Please, take me home.

I was reading this beautiful blog and it got me thinking about things…. The way she describes Canada as her home and also the home of her great, great grandparents with so much love and affection got me thinking about what it must feel like to be home.

I’ve been fantasying about walking into my own house, to find my family sitting by the dinner table, or perhaps just having a video game slumber party in the living room for way too long. The house in my head is not big and beautiful. It’s small and cozy… it’s also ours and it makes us not want to leave.

It is a sad thing to not feel at home where you live, to not have your own house. It’s a feeling of abandonment. You want to go home, but home is nowhere to be found.

Ever since I was a young girl I wanted to leave this place. I remember opening my window and crying over the view. I was seven. Everything was deteriorated  and poor and just plain sad. I didn’t belong here. It wasn’t the worst place in the world, it was just not where I wanted to be. I can’t really put my finger on the reason why I’ve never liked it in here… but it’s there, lost in my memory somewhere.

That same window has been threatening me for 33 years now. I haven’t moved an inch, but things are about to change. We are leaving, finally.

People say I should stay and fight for this place, but I don’t think it’s really my battle to fight for a place I’ve never loved. I think I’m lucky to leave. I’ve never wanted to stay.

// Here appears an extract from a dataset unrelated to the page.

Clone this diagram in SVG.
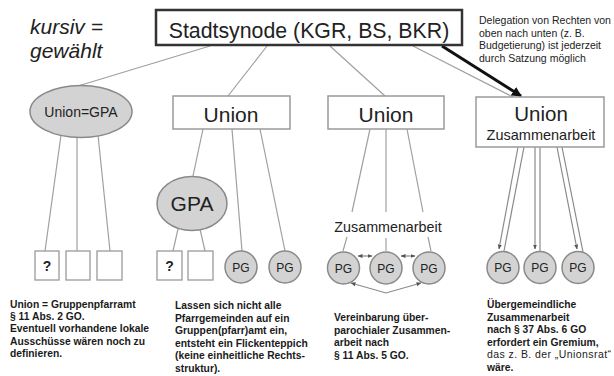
<svg xmlns="http://www.w3.org/2000/svg" width="614" height="376" viewBox="0 0 614 376">
<defs>
<marker id="ah" viewBox="0 0 10 10" refX="9" refY="5" markerWidth="5" markerHeight="5" orient="auto-start-reverse" markerUnits="userSpaceOnUse"><path d="M0,1 L10,5 L0,9 z" fill="#555"/></marker>
<marker id="big" viewBox="0 0 10 10" refX="9" refY="5" markerWidth="10" markerHeight="10" orient="auto" markerUnits="userSpaceOnUse"><path d="M0,0 L10,5 L0,10 z" fill="#111"/></marker>
<style>
.t{font-family:"Liberation Sans",Arial,sans-serif;fill:#222}
.c{text-anchor:middle}
.box{fill:#fff;stroke:#9a9a9a;stroke-width:1.5}
.ell{fill:#d3d3d3;stroke:#8a8a8a;stroke-width:1.5}
.sq{fill:#fff;stroke:#9a9a9a;stroke-width:1.3}
.ln{stroke:#a0a0a0;stroke-width:1.2;fill:none}
.ar{stroke:#8a8a8a;stroke-width:1.2;fill:none}
.pg{font-size:12px}
.note{font-size:10.3px;font-weight:bold;fill:#1a1a1a}
</style>
</defs>
<rect width="614" height="376" fill="#fff"/>

<g id="connectors">
<line class="ln" x1="210" y1="46" x2="78" y2="86"/>
<line class="ln" x1="267" y1="46" x2="228" y2="96"/>
<line class="ln" x1="330" y1="46" x2="385" y2="96"/>
<line class="ln" x1="413" y1="46" x2="513" y2="97"/>
<line x1="442" y1="46" x2="521" y2="96" stroke="#111" stroke-width="3" marker-end="url(#big)"/>
<line class="ln" x1="61" y1="135" x2="45" y2="251"/>
<line class="ln" x1="77" y1="137" x2="77" y2="251"/>
<line class="ln" x1="98" y1="135" x2="110" y2="251"/>
<line class="ln" x1="203" y1="129" x2="193" y2="176"/>
<line class="ln" x1="232" y1="129" x2="242" y2="251"/>
<line class="ln" x1="260" y1="129" x2="285" y2="251"/>
<line class="ln" x1="178" y1="229" x2="173" y2="251"/>
<line class="ln" x1="200" y1="229" x2="205" y2="251"/>
<line class="ln" x1="370" y1="129" x2="352" y2="212"/>
<line class="ln" x1="386" y1="129" x2="386" y2="212"/>
<line class="ln" x1="407" y1="129" x2="423" y2="212"/>
<line class="ln" x1="347" y1="237" x2="343" y2="251"/>
<line class="ln" x1="386" y1="238" x2="386" y2="251"/>
<line class="ln" x1="428" y1="237" x2="431" y2="251"/>
<line class="ar" x1="358" y1="256" x2="372" y2="256" marker-start="url(#ah)" marker-end="url(#ah)"/>
<line class="ar" x1="401" y1="256" x2="415" y2="256" marker-start="url(#ah)" marker-end="url(#ah)"/>
<polyline class="ar" points="351,283 386,293 421,283" marker-start="url(#ah)" marker-end="url(#ah)"/>
<line class="ar" x1="518" y1="147" x2="499" y2="249" marker-end="url(#ah)"/>
<line class="ar" x1="524" y1="147" x2="504" y2="251"/>
<line class="ar" x1="535" y1="147" x2="535" y2="249" marker-end="url(#ah)"/>
<line class="ar" x1="540" y1="147" x2="540" y2="251"/>
<line class="ar" x1="557" y1="147" x2="577" y2="249" marker-end="url(#ah)"/>
<line class="ar" x1="562" y1="147" x2="583" y2="252"/>
</g>

<g id="legend">
<text class="t" x="30" y="34" font-size="21" font-style="italic">kursiv =</text>
<text class="t" x="30" y="58" font-size="21" font-style="italic">gewählt</text>
</g>

<g id="stadtsynode">
<rect x="156" y="10" width="306" height="35" fill="#fff" stroke="#333" stroke-width="2.5"/>
<text class="t c" x="309" y="38" font-size="21.3">Stadtsynode (KGR, BS, BKR)</text>
</g>

<g id="delegation-note">
<text class="t" x="479" y="24" font-size="10.5" fill="#333">Delegation von Rechten von</text>
<text class="t" x="479" y="36.5" font-size="10.5" fill="#333">oben nach unten (z. B.</text>
<text class="t" x="479" y="49" font-size="10.5" fill="#333">Budgetierung) ist jederzeit</text>
<text class="t" x="479" y="61.5" font-size="10.5" fill="#333">durch Satzung möglich</text>
</g>

<g id="union-gpa">
<ellipse class="ell" cx="81" cy="111.5" rx="51" ry="26"/>
<text class="t c" x="81" y="117" font-size="14">Union=GPA</text>
</g>
<g id="c1-sq1"><rect class="sq" x="35" y="251" width="24" height="29"/><text class="t c" x="47" y="271" font-size="14" font-weight="bold">?</text></g>
<g id="c1-sq2"><rect class="sq" x="66" y="251" width="24" height="29"/></g>
<g id="c1-sq3"><rect class="sq" x="97" y="251" width="25" height="29"/></g>

<g id="union2">
<rect class="box" x="173" y="96" width="117" height="33"/>
<text class="t c" x="231" y="122" font-size="21">Union</text>
</g>
<g id="gpa">
<ellipse class="ell" cx="192" cy="203.5" rx="35" ry="27"/>
<text class="t c" x="192" y="211" font-size="21">GPA</text>
</g>
<g id="c2-sq1"><rect class="sq" x="157" y="251" width="25" height="29"/><text class="t c" x="169.5" y="271" font-size="14" font-weight="bold">?</text></g>
<g id="c2-sq2"><rect class="sq" x="188" y="251" width="25" height="29"/></g>
<g id="c2-pg1"><circle class="ell" cx="241" cy="267" r="16"/><text class="t c pg" x="241" y="271.5">PG</text></g>
<g id="c2-pg2"><circle class="ell" cx="285" cy="267" r="16"/><text class="t c pg" x="285" y="271.5">PG</text></g>

<g id="union3">
<rect class="box" x="328" y="96" width="116" height="33"/>
<text class="t c" x="386" y="122" font-size="21">Union</text>
</g>
<g id="c3-label"><text class="t c" x="388" y="232" font-size="14.3">Zusammenarbeit</text></g>
<g id="c3-pg1"><circle class="ell" cx="343.5" cy="268" r="16"/><text class="t c pg" x="343.5" y="272.5">PG</text></g>
<g id="c3-pg2"><circle class="ell" cx="386" cy="268" r="16"/><text class="t c pg" x="386" y="272.5">PG</text></g>
<g id="c3-pg3"><circle class="ell" cx="429" cy="268" r="16"/><text class="t c pg" x="429" y="272.5">PG</text></g>

<g id="union4">
<rect class="box" x="476" y="97" width="128" height="50"/>
<text class="t c" x="541" y="121" font-size="20.5">Union</text>
<text class="t c" x="541" y="140" font-size="14.5">Zusammenarbeit</text>
</g>
<g id="c4-pg1"><circle class="ell" cx="503" cy="267.5" r="16"/><text class="t c pg" x="503" y="272">PG</text></g>
<g id="c4-pg2"><circle class="ell" cx="540" cy="267.5" r="16"/><text class="t c pg" x="540" y="272">PG</text></g>
<g id="c4-pg3"><circle class="ell" cx="578" cy="267.5" r="16"/><text class="t c pg" x="578" y="272">PG</text></g>

<g id="note1">
<text class="t note" x="10" y="308">Union = Gruppenpfarramt</text>
<text class="t note" x="10" y="320.2">§ 11 Abs. 2 GO.</text>
<text class="t note" x="10" y="332.4">Eventuell vorhandene lokale</text>
<text class="t note" x="10" y="344.6">Ausschüsse wären noch zu</text>
<text class="t note" x="10" y="356.8">definieren.</text>
</g>
<g id="note2">
<text class="t note" x="175" y="309">Lassen sich nicht alle</text>
<text class="t note" x="175" y="321.5">Pfarrgemeinden auf ein</text>
<text class="t note" x="175" y="334">Gruppen(pfarr)amt ein,</text>
<text class="t note" x="175" y="346.5">entsteht ein Flickenteppich</text>
<text class="t note" x="175" y="359">(keine einheitliche Rechts-</text>
<text class="t note" x="175" y="371.5">struktur).</text>
</g>
<g id="note3">
<text class="t note" x="334" y="321">Vereinbarung über-</text>
<text class="t note" x="334" y="333.5">parochialer Zusammen-</text>
<text class="t note" x="334" y="346">arbeit nach</text>
<text class="t note" x="334" y="358.5">§ 11 Abs. 5 GO.</text>
</g>
<g id="note4">
<text class="t note" x="487" y="308">Übergemeindliche</text>
<text class="t note" x="487" y="320.6">Zusammenarbeit</text>
<text class="t note" x="487" y="333.2">nach § 37 Abs. 6 GO</text>
<text class="t note" x="487" y="345.8">erfordert ein Gremium,</text>
<text class="t" x="487" y="358.4" font-size="10.5" fill="#333" textLength="124" lengthAdjust="spacing">das z. B. der „Unionsrat“</text>
<text class="t note" x="487" y="371">wäre.</text>
</g>
</svg>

I just need to be somewhere where I can open my window and smile even if the sky is gray. Specially if the sky is gray, actually. I seem to find the winter rather poetic and welcoming. I’ll finally see the snow.

I hope we all find our homes… and I also secretly, or not so secretly, hope the people in this new place don’t see us as intruders. I hope my girls are well accepted… I’m not really worried about me, as long as they are fine.

I’m keeping my fingers crossed and my hopes up. A better life is about to start.